18 February 2015

Where Has All The Money Gone?

I've previously commented here about the collapse of the American housing bubble in 2009. One of my conclusions was that the federal government should reduce its role in propping up home lending. Subsidies of home loans serves to increase their availability, which increases the bubble in the subsidized activity and thus the size and duration of the crash when the bubble is pricked.

On Valentine's Day the New York Times published an insightful piece about why the federal government is still in the home lending business. (Not directly, mind you, but indirectly by owning the federally-chartered entities that guarantee the home loans made by private lenders.) In short, it's making money hand over fist.

How, you ask? Therein lies the story.

Fannie Mae and Freddie Mac, two federally-chartered but privately-owned corporations, guaranteed many home loans before the crash. Both became insolvent with the crash. (There was no way they could pay the defaulted mortgage loans made by the banks whose loans they guaranteed.) With their insolvency, the federal government simply seized their assets (and assumed their liabilities, thus again demonstrating how modern corporate capitalism privatizes gains but socializes risks--at least if you're part of an industry whose members are big donors to both political parties and many individual Congressional and Senate candidates).

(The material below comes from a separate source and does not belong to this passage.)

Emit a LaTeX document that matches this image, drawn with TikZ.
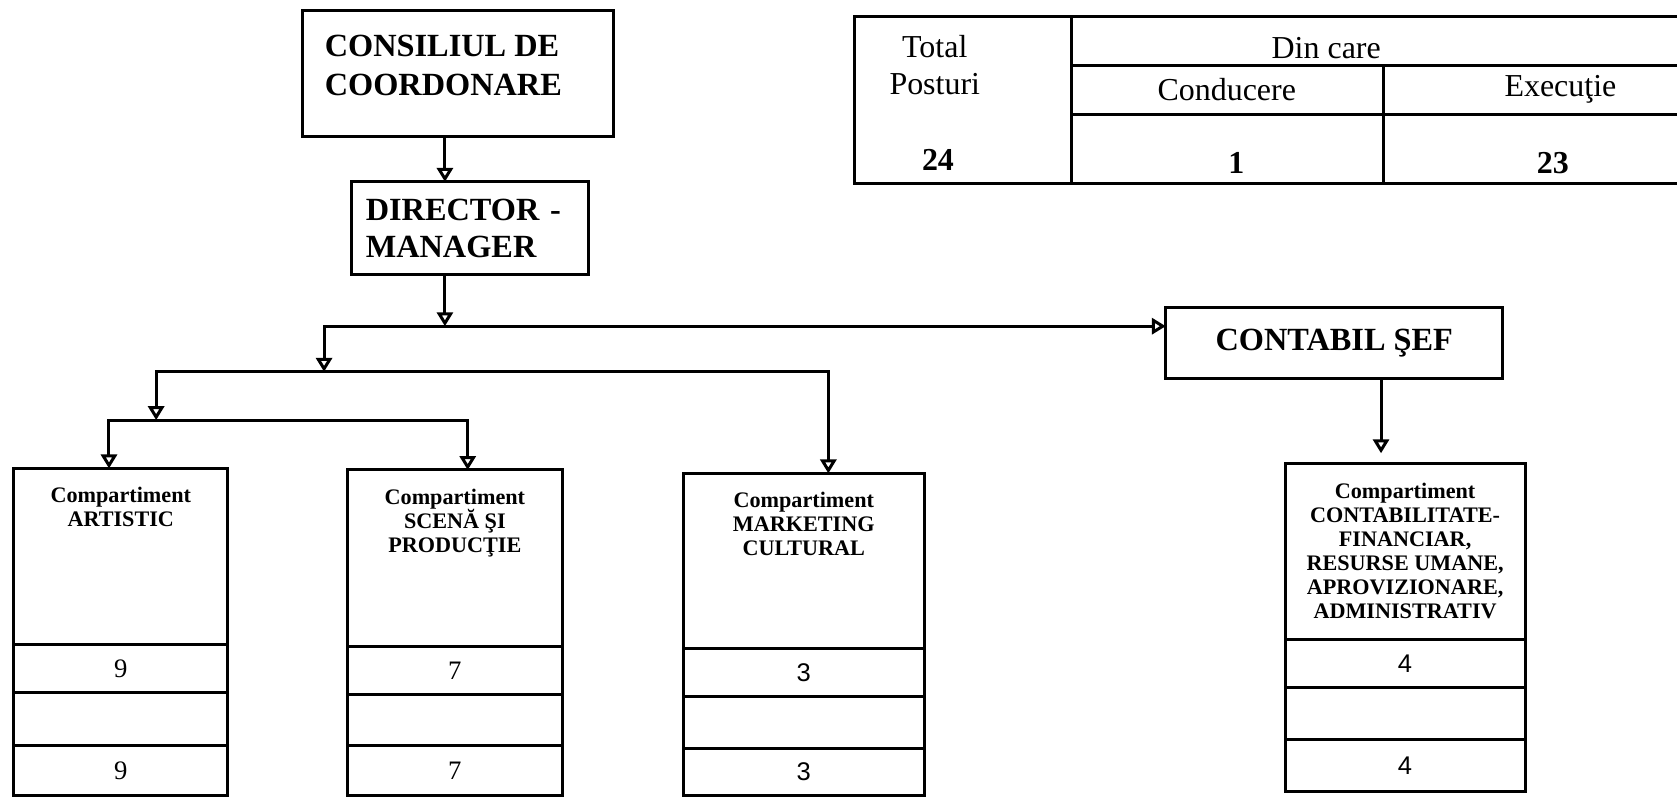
\documentclass[tikz,border=0pt]{standalone}
\usepackage{fontspec}
\setmainfont{Liberation Serif}
\newfontfamily\numsans{Liberation Sans}
\usetikzlibrary{positioning, arrows.meta, calc}
\tikzset{
    % Node Styles
    headbox/.style={
        rectangle, draw, line width=0.8pt, outer sep=0pt,
        font=\fontsize{8.6}{10}\selectfont\bfseries
    },
    bigtext/.style={inner sep=0pt, align=left, font=\fontsize{8.6}{10.3}\selectfont\bfseries},
    comphead/.style={rectangle, draw, line width=0.8pt, outer sep=0pt, inner sep=0pt},
    comptext/.style={inner sep=0pt, align=center, font=\fontsize{5.9}{6.4}\selectfont\bfseries},
    cell/.style={rectangle, draw, line width=0.8pt, outer sep=0pt, inner sep=0pt,
        font=\fontsize{7.1}{8}\selectfont},
    sanscell/.style={cell, font=\numsans\fontsize{6.8}{8}\selectfont},
    tabtext/.style={inner sep=0pt, align=center, font=\fontsize{8.5}{9.7}\selectfont},
    tabnum/.style={inner sep=0pt, align=center, font=\fontsize{8.5}{9.7}\selectfont\bfseries},
    % Arrow Styles
    main_arrow/.style={-{Triangle[open, width=0.15cm, length=0.13cm]}, line width=0.8pt},
    both_arrow/.style={{Triangle[open, width=0.15cm, length=0.13cm]}-{Triangle[open, width=0.15cm, length=0.13cm]}, line width=0.8pt},
    tab_line/.style={line width=0.8pt}
}

\begin{document}
\begin{tikzpicture}

    \useasboundingbox (0,0) rectangle (15.68,-7.46);

    % --- 1. Conducere ---
    \node [headbox, minimum width=2.91cm, minimum height=1.18cm] (consiliu) at (4.285,-0.69) {};
    \node [bigtext, below right=0.22cm and 0.2cm of consiliu.north west] (consiliu_txt) {CONSILIUL DE\\COORDONARE};

    \node [headbox, text width=1.95cm, inner xsep=0.13cm, minimum height=0.87cm, align=left] (director) at (4.395,-2.135) {DIRECTOR -\\MANAGER};

    \node [headbox, minimum width=3.15cm, minimum height=0.665cm] (contabil) at (12.475,-3.21) {CONTABIL ŞEF};

    % --- 2. Compartimente ---
    \node [comphead, minimum width=2.0cm, minimum height=1.651cm] (art) at (1.129,-5.205) {};
    \node [comptext, below=0.17cm of art.north] (art_txt) {Compartiment\\ARTISTIC};
    \node [cell, minimum width=2.0cm, minimum height=0.443cm, below=0pt of art] (art_a) {9};
    \node [cell, minimum width=2.0cm, minimum height=0.493cm, below=0pt of art_a] (art_b) {};
    \node [cell, minimum width=2.0cm, minimum height=0.474cm, below=0pt of art_b] (art_c) {9};

    \node [comphead, minimum width=2.014cm, minimum height=1.651cm] (scn) at (4.253,-5.22) {};
    \node [comptext, below=0.17cm of scn.north] (scn_txt) {Compartiment\\SCENĂ ŞI\\PRODUCŢIE};
    \node [cell, minimum width=2.014cm, minimum height=0.452cm, below=0pt of scn] (scn_a) {7};
    \node [cell, minimum width=2.014cm, minimum height=0.477cm, below=0pt of scn_a] (scn_b) {};
    \node [cell, minimum width=2.014cm, minimum height=0.465cm, below=0pt of scn_b] (scn_c) {7};

    \node [comphead, minimum width=2.25cm, minimum height=1.642cm] (mkt) at (7.515,-5.247) {};
    \node [comptext, below=0.17cm of mkt.north] (mkt_txt) {Compartiment\\MARKETING\\CULTURAL};
    \node [sanscell, minimum width=2.25cm, minimum height=0.44cm, below=0pt of mkt] (mkt_a) {3};
    \node [sanscell, minimum width=2.25cm, minimum height=0.489cm, below=0pt of mkt_a] (mkt_b) {};
    \node [sanscell, minimum width=2.25cm, minimum height=0.445cm, below=0pt of mkt_b] (mkt_c) {3};

    \node [comphead, minimum width=2.245cm, minimum height=1.646cm] (ctb) at (13.1375,-5.161) {};
    \node [comptext, below=0.17cm of ctb.north] (ctb_txt) {Compartiment\\CONTABILITATE-\\FINANCIAR,\\RESURSE UMANE,\\APROVIZIONARE,\\ADMINISTRATIV};
    \node [sanscell, minimum width=2.245cm, minimum height=0.442cm, below=0pt of ctb] (ctb_a) {4};
    \node [sanscell, minimum width=2.245cm, minimum height=0.493cm, below=0pt of ctb_a] (ctb_b) {};
    \node [sanscell, minimum width=2.245cm, minimum height=0.484cm, below=0pt of ctb_b] (ctb_c) {4};

    % --- 3. Legaturi ---
    \coordinate (j1) at (4.16,-3.05);
    \coordinate (j2) at (3.03,-3.05);
    \coordinate (j3) at (3.03,-3.476);
    \coordinate (j4) at (1.46,-3.476);
    \coordinate (j5) at (1.46,-3.928);
    \coordinate (art_in) at ([xshift=-0.11cm]art.north);
    \coordinate (scn_in) at ([xshift=0.12cm]scn.north);
    \coordinate (mkt_in) at ([xshift=0.23cm]mkt.north);
    \coordinate (ctb_in) at ([xshift=-0.225cm]ctb.north);

    \draw [main_arrow] (consiliu.south -| j1) -- (director.north -| j1);
    \draw [main_arrow] (director.south -| j1) -- (j1);
    \draw [both_arrow] (contabil.west |- j2) -- (j2) -- (j3);
    \draw [both_arrow] (j5) -- (j4) -- (mkt_in |- j4) -- (mkt_in);
    \draw [both_arrow] (art_in) |- (j5) -| (scn_in);
    \draw [main_arrow, shorten >=0.1cm] (contabil.south -| ctb_in) -- (ctb_in);

    % --- 4. Tabel posturi ---
    \draw [tab_line] (15.68,-0.15) -- (7.985,-0.15) -- (7.985,-1.72) -- (15.68,-1.72);
    \draw [tab_line] (10.02,-0.15) -- (10.02,-1.72);
    \draw [tab_line] (10.02,-0.617) -- (15.68,-0.617);
    \draw [tab_line] (10.02,-1.07) -- (15.68,-1.07);
    \draw [tab_line] (12.94,-0.617) -- (12.94,-1.72);

    \node [tabtext] (total) at (8.74,-0.608) {Total\\Posturi};
    \node [tabnum] (total_nr) at (8.77,-1.496) {24};
    \node [tabtext] (dincare) at (12.40,-0.45) {Din care};
    \node [tabtext] (cond) at (11.47,-0.84) {Conducere};
    \node [tabtext] (exec) at (14.59,-0.84) {Execuţie};
    \node [tabnum] (cond_nr) at (11.56,-1.527) {1};
    \node [tabnum] (exec_nr) at (14.52,-1.527) {23};

\end{tikzpicture}
\end{document}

With low interest rates thanks to the Federal Reserve Board, the national housing market has rebounded from its deep crash. With the rebound, Fannie Mae and Freddie Mac are extremely profitable. And since the federal government now owns them, it is taking these profits. The federal government, that is, and not the original shareholders of the two loan guarantors, which, as you might imagine, leaves them feeling rather peeved.

The equity interests of the former shareholders likely would have been wiped had Fannie Mae and Freddie Mac passed through bankruptcy like normal insolvent corporations although we'll never know. Bankruptcy, whatever its drawbacks, has the virtue of being a largely public proceeding. In other words, the former shareholders would have had their day in bankruptcy court which means they would have received the due process of law as provided by the Fifth Amendment to the U.S. Constitution.

But Fannie and Freddie never saw the light of bankruptcy or any other court proceeding. The Department of the Treasury simply sized their assets, what in other countries we would call nationalization. No process, due or otherwise.

The former shareholders are suing and having some success although it will take a very brave federal judiciary to provide them with complete vindication.

Interestingly, I'm not hearing a peep about this action from the self-styled non-MSM media types at Fox News. This only shows that both the Left and its media outlets (except for the New York Times, it seemsand the faux-Right are both on the corporate take.

Remember that when you hear the bleating from the self-described purveyors of truth every weekday afternoon.